Dabei geht es um die Frage, ob massenweise Arbeitsvisa für Bürger afrikanischer und asiatischer Länder ausgestellt wurden und ob dies schneller ging, wenn die Antragsteller über Vermittler große Summen zahlten. Am Donnerstag hatte die polnische Generalstaatsanwaltschaft bekannt gegeben, dass sie gegen sieben Personen wegen des Verdachts ermittelt, sie hätten gegen Bezahlung die Vergabe von Arbeitsvisa beschleunigt. Drei Personen wurden festgenommen. Die Staatsanwaltschaft sprach von Unregelmäßigkeiten bei der Vergabe "mehrerer Hundert Arbeitsvisa" in mehreren arabischen Ländern sowie in Indien, den Philippinen, Singapur, Hongkong und Taiwan. Außenminister Rau sagte nun, es gehe bei den Ermittlungen der Staatsanwaltschaft um 200 Visa.
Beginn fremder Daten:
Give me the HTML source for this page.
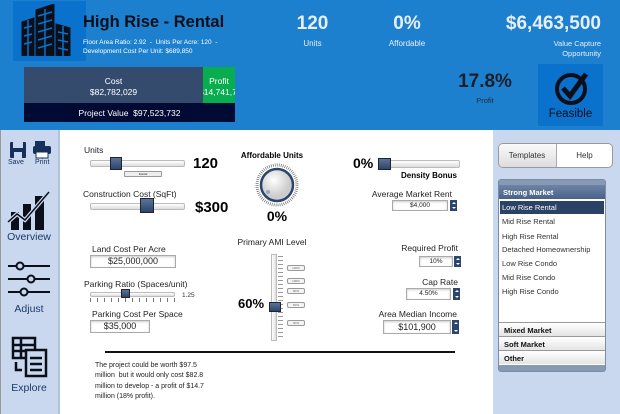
<!DOCTYPE html>
<html><head><style>
*{margin:0;padding:0;box-sizing:border-box}
body{width:620px;height:414px;position:relative;overflow:hidden;font-family:"Liberation Sans",sans-serif;background:#fff}
.a{position:absolute}
.hdr{left:0;top:0;width:620px;height:130px;background:#1c80cf}
.w{color:#e8eef8}
.lbl{font-size:8.5px;color:#222}
.inp{position:absolute;border:1px solid #aaa;background:#fff;text-align:center;color:#222;box-shadow:inset 0 1px 2px #ccc}
.track{position:absolute;border:1px solid #bbb;border-radius:2px;background:linear-gradient(#fff,#ddd)}
.thumb{position:absolute;background:linear-gradient(#5a7398,#2c456b);border:1px solid #223}
.spin{position:absolute;width:8px;background:#2c456b;border-left:1px solid #fff}
.spin:before,.spin:after{content:"";position:absolute;left:2px;border-left:2px solid transparent;border-right:2px solid transparent}
.spin:before{top:2px;border-bottom:2px solid #fff}
.spin:after{bottom:2px;border-top:2px solid #fff}
.item{position:absolute;left:502px;font-size:7.5px;color:#333}
.sec{position:absolute;left:499px;width:106px;height:14px;background:linear-gradient(#fff,#e4e4e4);border-top:1px solid #999;font-size:7.5px;font-weight:bold;padding:3px 5px;color:#111}
.tb{position:absolute;width:18px;height:6px;border:1px solid #999;border-radius:2px;background:#f4f4f4;font-size:3px;text-align:center;color:#666;left:287px}
</style></head><body>
<div class="a hdr"></div>
<div class="a" style="left:13px;top:1px;width:73px;height:60px;background:#0a72cc"></div>
<svg class="a" style="left:18px;top:4px" width="56" height="52" viewBox="0 0 56 52">
<g fill="#0b0f1a" stroke="#0b0f1a">
<polygon points="18,6 36,0 36,52 18,52"/>
<polygon points="4,18 16,14 16,52 4,52"/>
<polygon points="38,20 52,24 52,52 38,52"/>
</g>
<g stroke="#0a72cc" stroke-width="1.5">
<line x1="20" y1="12" x2="34" y2="8"/><line x1="20" y1="20" x2="34" y2="16"/><line x1="20" y1="28" x2="34" y2="24"/><line x1="20" y1="36" x2="34" y2="32"/><line x1="20" y1="44" x2="34" y2="40"/><line x1="27" y1="5" x2="27" y2="52"/>
<line x1="6" y1="24" x2="14" y2="22"/><line x1="6" y1="32" x2="14" y2="30"/><line x1="6" y1="40" x2="14" y2="38"/><line x1="10" y1="16" x2="10" y2="52"/>
<line x1="40" y1="28" x2="50" y2="30"/><line x1="40" y1="36" x2="50" y2="38"/><line x1="40" y1="44" x2="50" y2="46"/><line x1="45" y1="22" x2="45" y2="52"/>
</g></svg>
<div class="a" style="left:83px;top:13px;font-size:16.5px;font-weight:bold;color:#0b0f1a">High Rise - Rental</div>
<div class="a w" style="left:83px;top:38px;font-size:6.5px;line-height:9px;color:#fff">Floor Area Ratio: 2.92 &nbsp;- &nbsp;Units Per Acre: 120 &nbsp;-<br>Development Cost Per Unit: $689,850</div>
<div class="a" style="left:24px;top:67px;width:179px;height:36px;background:#344b6e;color:#fff;font-size:8.5px;text-align:center;padding-top:9px;line-height:11px">Cost<br>$82,782,029</div>
<div class="a" style="left:203px;top:67px;width:32px;height:36px;background:#07ad4f;color:#fff;font-size:8.5px;text-align:center;padding-top:9px;line-height:11px;overflow:hidden;white-space:nowrap">Profit<br><span style="margin-left:-4px">$14,741,703</span></div>
<div class="a" style="left:24px;top:103px;width:211px;height:19px;background:#000a33;color:#fff;font-size:8.5px;text-align:center;padding-top:5px">Project Value &nbsp;$97,523,732</div>
<div class="a w" style="left:290px;top:13px;width:45px;text-align:center;font-size:19px;font-weight:bold">120</div>
<div class="a w" style="left:290px;top:39px;width:45px;text-align:center;font-size:8px">Units</div>
<div class="a w" style="left:380px;top:13px;width:54px;text-align:center;font-size:19px;font-weight:bold">0%</div>
<div class="a w" style="left:380px;top:39px;width:54px;text-align:center;font-size:8px">Affordable</div>
<div class="a w" style="left:470px;top:13px;width:131px;text-align:right;font-size:19px;font-weight:bold">$6,463,500</div>
<div class="a w" style="left:480px;top:39px;width:121px;text-align:right;font-size:7.5px;line-height:10px">Value Capture<br>Opportunity</div>
<div class="a" style="left:450px;top:71px;width:70px;text-align:center;font-size:19px;font-weight:bold;color:#1a1f2a">17.8%</div>
<div class="a" style="left:450px;top:96px;width:70px;text-align:center;font-size:7.5px;color:#1a2a3a">Profit</div>
<div class="a" style="left:538px;top:64px;width:65px;height:62px;background:#0a72cc"></div>
<svg class="a" style="left:554px;top:70px" width="36" height="36" viewBox="0 0 36 36"><circle cx="17" cy="19" r="14" fill="none" stroke="#0b0f1a" stroke-width="4"/><polyline points="9,18 16,26 32,4" fill="none" stroke="#0b0f1a" stroke-width="5"/></svg>
<div class="a" style="left:538px;top:108px;width:65px;text-align:center;font-size:11.5px;color:#0b0f1a">Feasible</div>

<div class="a" style="left:0;top:130px;width:58px;height:284px;background:#c9d8ee;border-left:1px solid #999"></div>
<div class="a" style="left:493px;top:130px;width:127px;height:284px;background:#c9d8ee"></div>
<div class="a" style="left:58px;top:130px;width:2px;height:284px;background:#b0c4e0"></div>
<svg class="a" style="left:9px;top:141px" width="44" height="18" viewBox="0 0 44 18"><rect x="1" y="1" width="16" height="16" rx="1" fill="#16305a"/><rect x="4" y="1" width="10" height="6" fill="#c9d8ee"/><rect x="5" y="11" width="8" height="6" fill="#c9d8ee"/><rect x="26" y="0" width="10" height="5" fill="#16305a"/><rect x="24" y="5" width="18" height="8" rx="2" fill="#16305a"/><rect x="27" y="11" width="12" height="6" fill="#fff" stroke="#16305a"/></svg>
<div class="a" style="left:8px;top:159px;font-size:7px;color:#16305a">Save</div>
<div class="a" style="left:35px;top:159px;font-size:7px;color:#16305a">Print</div>
<svg class="a" style="left:7px;top:190px" width="44" height="40" viewBox="0 0 44 40"><rect x="4" y="22" width="8" height="18" fill="#0b0f1a"/><rect x="16" y="14" width="8" height="26" fill="#0b0f1a"/><rect x="28" y="6" width="9" height="34" fill="#0b0f1a"/><polyline points="1,32 10,24 18,30 42,2" fill="none" stroke="#c9d8ee" stroke-width="4"/><polyline points="1,32 10,24 18,30 42,2" fill="none" stroke="#0b0f1a" stroke-width="1.5"/></svg>
<div class="a" style="left:0;top:231px;width:58px;text-align:center;font-size:10.5px;color:#1a3a6a">Overview</div>
<svg class="a" style="left:7px;top:260px" width="44" height="38" viewBox="0 0 44 38"><g stroke="#0b0f1a" stroke-width="2" fill="#c9d8ee"><line x1="1" y1="6" x2="43" y2="6"/><line x1="1" y1="19" x2="43" y2="19"/><line x1="1" y1="32" x2="43" y2="32"/><circle cx="13" cy="6" r="3.5"/><circle cx="24" cy="19" r="3.5"/><circle cx="17" cy="32" r="3.5"/></g></svg>
<div class="a" style="left:0;top:303px;width:58px;text-align:center;font-size:10.5px;color:#1a3a6a">Adjust</div>
<svg class="a" style="left:11px;top:336px" width="38" height="42" viewBox="0 0 38 42"><g fill="none" stroke="#0b0f1a" stroke-width="2.5"><rect x="2" y="2" width="22" height="20"/><line x1="2" y1="9" x2="24" y2="9"/><line x1="2" y1="15" x2="24" y2="15"/><line x1="10" y1="2" x2="10" y2="22"/><rect x="15" y="14" width="20" height="26" fill="#c9d8ee"/><line x1="19" y1="22" x2="31" y2="22"/><line x1="19" y1="28" x2="31" y2="28"/><line x1="19" y1="34" x2="31" y2="34"/><path d="M5 26 v8 h6"/></g></svg>
<div class="a" style="left:0;top:382px;width:58px;text-align:center;font-size:10.5px;color:#1a3a6a">Explore</div>

<div class="a lbl" style="left:84px;top:145px">Units</div>
<div class="track" style="left:90px;top:160px;width:95px;height:7px"></div>
<div class="thumb" style="left:110px;top:157px;width:12px;height:13px"></div>
<div class="a" style="left:124px;top:171px;width:38px;height:6px;border:1px solid #999;border-radius:1px;background:#eee;font-size:3px;text-align:center">Kontol</div>
<div class="a" style="left:193px;top:155px;font-size:15px;font-weight:bold">120</div>
<div class="a lbl" style="left:83px;top:189px">Construction Cost (SqFt)</div>
<div class="track" style="left:90px;top:203px;width:95px;height:7px"></div>
<div class="thumb" style="left:140px;top:198px;width:14px;height:15px"></div>
<div class="a" style="left:195px;top:199px;font-size:15px;font-weight:bold">$300</div>

<div class="a" style="left:232px;top:151px;width:80px;text-align:center;font-size:8px;font-weight:bold">Affordable Units</div>
<svg class="a" style="left:255px;top:163px" width="44" height="44" viewBox="0 0 44 44">
<circle cx="22" cy="22" r="20" fill="none" stroke="#555" stroke-width="3" stroke-dasharray="0.6 1.4"/>
<defs><radialGradient id="g" cx="0.4" cy="0.35"><stop offset="0" stop-color="#fff"/><stop offset="1" stop-color="#ccc"/></radialGradient></defs>
<circle cx="22" cy="22" r="16" fill="url(#g)" stroke="#2c456b" stroke-width="2.5"/>
<circle cx="13" cy="29" r="2" fill="#9ab"/></svg>
<div class="a" style="left:252px;top:208px;width:50px;text-align:center;font-size:14px;font-weight:bold">0%</div>

<div class="a" style="left:353px;top:155px;font-size:14px;font-weight:bold">0%</div>
<div class="track" style="left:378px;top:160px;width:82px;height:8px"></div>
<div class="thumb" style="left:378px;top:158px;width:13px;height:12px"></div>
<div class="a" style="left:390px;top:171px;width:78px;text-align:center;font-size:8px;font-weight:bold">Density Bonus</div>
<div class="a lbl" style="left:360px;top:189px;width:92px;text-align:right">Average Market Rent</div>
<div class="inp" style="left:392px;top:200px;width:56px;height:11px;font-size:6.5px;line-height:9px">$4,000</div>
<div class="spin" style="left:449px;top:200px;height:11px"></div>

<div class="a lbl" style="left:92px;top:244px">Land Cost Per Acre</div>
<div class="inp" style="left:90px;top:255px;width:86px;height:13px;font-size:9px;line-height:11px">$25,000,000</div>
<div class="a lbl" style="left:84px;top:279px">Parking Ratio (Spaces/unit)</div>
<div class="track" style="left:90px;top:292px;width:85px;height:5px"></div>
<div class="thumb" style="left:121px;top:289px;width:9px;height:9px"></div>
<div class="a" style="left:90px;top:298px;width:85px;height:4px;background:repeating-linear-gradient(90deg,#777 0 1px,transparent 1px 7px)"></div>
<div class="a" style="left:182px;top:292px;font-size:6.5px;color:#333">1.25</div>
<div class="a lbl" style="left:92px;top:309px">Parking Cost Per Space</div>
<div class="inp" style="left:90px;top:320px;width:60px;height:13px;font-size:9px;line-height:11px">$35,000</div>

<div class="a lbl" style="left:232px;top:237px;width:80px;text-align:center">Primary AMI Level</div>
<div class="a" style="left:271px;top:254px;width:6px;height:87px;border:1px solid #bbb;background:linear-gradient(90deg,#fff,#ddd)"></div>
<div class="a" style="left:278px;top:256px;width:5px;height:84px;background:repeating-linear-gradient(#999 0 1px,transparent 1px 4px)"></div>
<div class="thumb" style="left:269px;top:302px;width:12px;height:10px"></div>
<div class="a" style="left:238px;top:296px;font-size:13px;font-weight:bold">60%</div>
<div class="tb" style="top:265px">120%</div><div class="tb" style="top:278px">100%</div><div class="tb" style="top:288px">80%</div><div class="tb" style="top:302px">60%</div><div class="tb" style="top:320px">30%</div>

<div class="a lbl" style="left:380px;top:243px;width:78px;text-align:right">Required Profit</div>
<div class="inp" style="left:419px;top:256px;width:34px;height:11px;font-size:6.5px;line-height:9px">10%</div>
<div class="spin" style="left:453px;top:256px;height:11px"></div>
<div class="a lbl" style="left:380px;top:277px;width:78px;text-align:right">Cap Rate</div>
<div class="inp" style="left:406px;top:288px;width:45px;height:12px;font-size:6.5px;line-height:10px">4.50%</div>
<div class="spin" style="left:452px;top:288px;height:12px"></div>
<div class="a lbl" style="left:370px;top:309px;width:87px;text-align:right">Area Median Income</div>
<div class="inp" style="left:383px;top:320px;width:68px;height:14px;font-size:9px;line-height:12px">$101,900</div>
<div class="spin" style="left:451px;top:320px;height:14px"></div>

<div class="a" style="left:105px;top:351px;width:350px;height:2px;background:#111"></div>
<div class="a" style="left:95px;top:361px;font-size:7px;line-height:10.3px;color:#222">The project could be worth $97.5<br>million &nbsp;but it would only cost $82.8<br>million to develop - a profit of $14.7<br>million (18% profit).</div>

<div class="a" style="left:498px;top:143px;width:115px;height:25px;border:1px solid #999;border-radius:5px;background:#fff;overflow:hidden"><div style="width:58px;height:100%;background:linear-gradient(#fafafa,#ddd);border-right:1px solid #aaa"></div></div>
<div class="a" style="left:498px;top:151px;width:58px;text-align:center;font-size:8px;color:#333">Templates</div>
<div class="a" style="left:556px;top:151px;width:57px;text-align:center;font-size:8px;color:#333">Help</div>
<div class="a" style="left:498px;top:179px;width:108px;height:193px;background:#fff;border:1px solid #7b8ca6;border-radius:3px"></div>
<div class="a" style="left:499px;top:180px;width:106px;height:5px;background:#8899b3"></div>
<div class="a" style="left:499px;top:185px;width:106px;height:14px;background:linear-gradient(#6d84a6,#4a6288);color:#fff;font-size:7.5px;font-weight:bold;padding:3px 4px">Strong Market</div>
<div class="a" style="left:500px;top:201px;width:104px;height:13px;background:#2b4266"></div>
<div class="item" style="top:203px;color:#fff">Low Rise Rental</div>
<div class="item" style="top:217px">Mid Rise Rental</div>
<div class="item" style="top:232px">High Rise Rental</div>
<div class="item" style="top:245px">Detached Homeownership</div>
<div class="item" style="top:259px">Low Rise Condo</div>
<div class="item" style="top:273px">Mid Rise Condo</div>
<div class="item" style="top:287px">High Rise Condo</div>
<div class="sec" style="top:322px">Mixed Market</div>
<div class="sec" style="top:336px">Soft Market</div>
<div class="sec" style="top:350px">Other</div>
<div class="a" style="left:499px;top:365px;width:106px;height:6px;background:#8899b3"></div>
</body></html>
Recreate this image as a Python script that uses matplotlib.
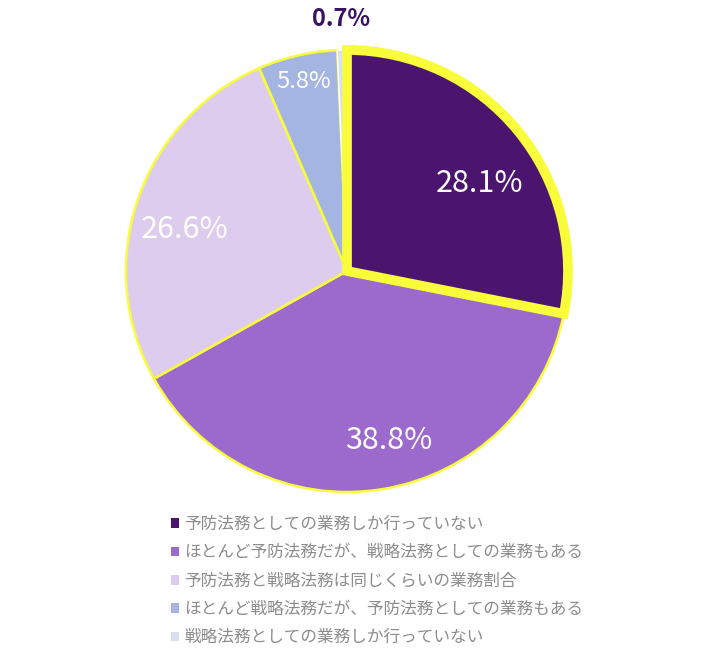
import matplotlib
matplotlib.use("Agg")
import matplotlib.pyplot as plt
from matplotlib.patches import Patch
import numpy as np

categories = [
    "予防法務としての業務しか行っていない",
    "ほとんど予防法務だが、戦略法務としての業務もある",
    "予防法務と戦略法務は同じくらいの業務割合",
    "ほとんど戦略法務だが、予防法務としての業務もある",
    "戦略法務としての業務しか行っていない",
]
values = [28.1, 38.8, 26.6, 5.8, 0.7]
value_labels = ["28.1%", "38.8%", "26.6%", "5.8%", "0.7%"]

colors = ["#4B146F", "#9C6ACD", "#DDCCEE", "#A3B5E0", "#D7E0F3"]
edge_colors = ["#F8FC3A", "#F8FC3A", "#F8FC3A", "#F8FC3A", "#FFFFFF"]
edge_widths = [7.0, 1.8, 1.8, 1.8, 1.0]
label_colors = ["white", "white", "white", "white", "#3A1160"]
label_dist = [0.72, 0.79, 0.76, 0.88, 1.14]
label_angle_adj = [-6, 5, 4.5, 0, 0]
label_sizes = [22, 22, 22, 17, 17]
label_weights = ["normal", "normal", "normal", "normal", "bold"]

plt.rcParams['font.family'] = ['Noto Sans CJK JP', 'DejaVu Sans']

W, H = 710, 662
fig = plt.figure(figsize=(W / 100, H / 100), dpi=100)
ax = fig.add_axes([0, 0, 1, 1])

cx, cy, r = 347, H - 271, 221
wedges, _ = ax.pie(values, colors=colors, startangle=90, counterclock=False,
                   center=(cx, cy), radius=r, frame=True)
ax.set_xlim(0, W)
ax.set_ylim(0, H)
ax.set_aspect('equal')
ax.axis('off')
for i, w in enumerate(wedges):
    w.set_edgecolor(edge_colors[i])
    w.set_linewidth(edge_widths[i])
    w.set_joinstyle('miter')
wedges[0].set_zorder(3)

for i, w in enumerate(wedges):
    mid = np.deg2rad((w.theta1 + w.theta2) / 2 + label_angle_adj[i])
    x = cx + r * label_dist[i] * np.cos(mid)
    y = cy + r * label_dist[i] * np.sin(mid)
    ax.text(x, y, value_labels[i], ha='center', va='center',
            color=label_colors[i], fontsize=label_sizes[i],
            fontweight=label_weights[i], zorder=5)

handles = [Patch(facecolor=c, edgecolor='none') for c in colors]
leg = fig.legend(handles, categories, loc='upper left',
                 bbox_to_anchor=(171 / W, 1 - 516 / H), frameon=False,
                 handlelength=0.5, handleheight=0.5, handletextpad=0.3,
                 labelspacing=0.68, fontsize=12, borderaxespad=0, borderpad=0)
for t in leg.get_texts():
    t.set_color('#8C8C8C')

fig.savefig("out.png", dpi=100)
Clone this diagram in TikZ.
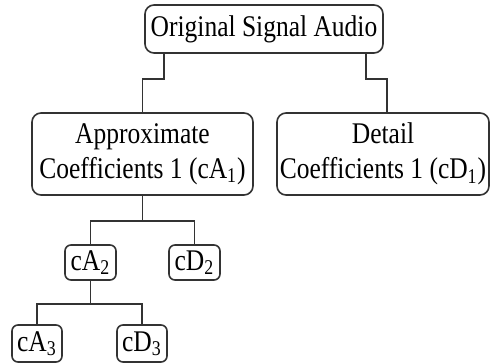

Berichte polnischer Medien und Angaben der Opposition deuten dagegen auf ein sehr viel größeres Ausmaß hin. Oppositionsführer Donald Tusk von der liberalkonservativen Bürgerplattform (PO) nannte die Zahl von 250 000 Arbeitsvisa, die innerhalb von 30 Monaten in Afrika und Asien ausgestellt worden seien. Zwei Parlamentarier seiner Partei, die im Rahmen einer in Polen möglichen Abgeordnetenkontrolle Einblicke in Unterlagen des Außenministeriums nahmen, sprechen von 350 000 Visa.
Personelle Konsequenzen hinter den Kulissen gab es schon Ende August: Der für konsularische Angelegenheiten zuständige Vize-Außenminister Piotr Wawrzyk wurde entlassen und verschwand von der Wahlliste der PiS. Zur gleichen Zeit wurde seine Abteilung von der Antikorruptionsbehörde CBA durchsucht. Am Freitag sagte Justizminister Zbigniew Ziobro, Wawrzyk sei nach einem Selbstmordversuch in ein Krankenhaus eingeliefert worden. Nach Berichten polnischer Medien soll der Politiker der Drahtzieher hinter dem System der korrupten Visavergabe gewesen sein.
Die PiS-Regierung macht im Wahlkampf Stimmung gegen Migranten. Sie sperrt sich auch gegen den EU-Asylkompromiss, der eine verpflichtende Aufnahme von Flüchtlingen vorsieht.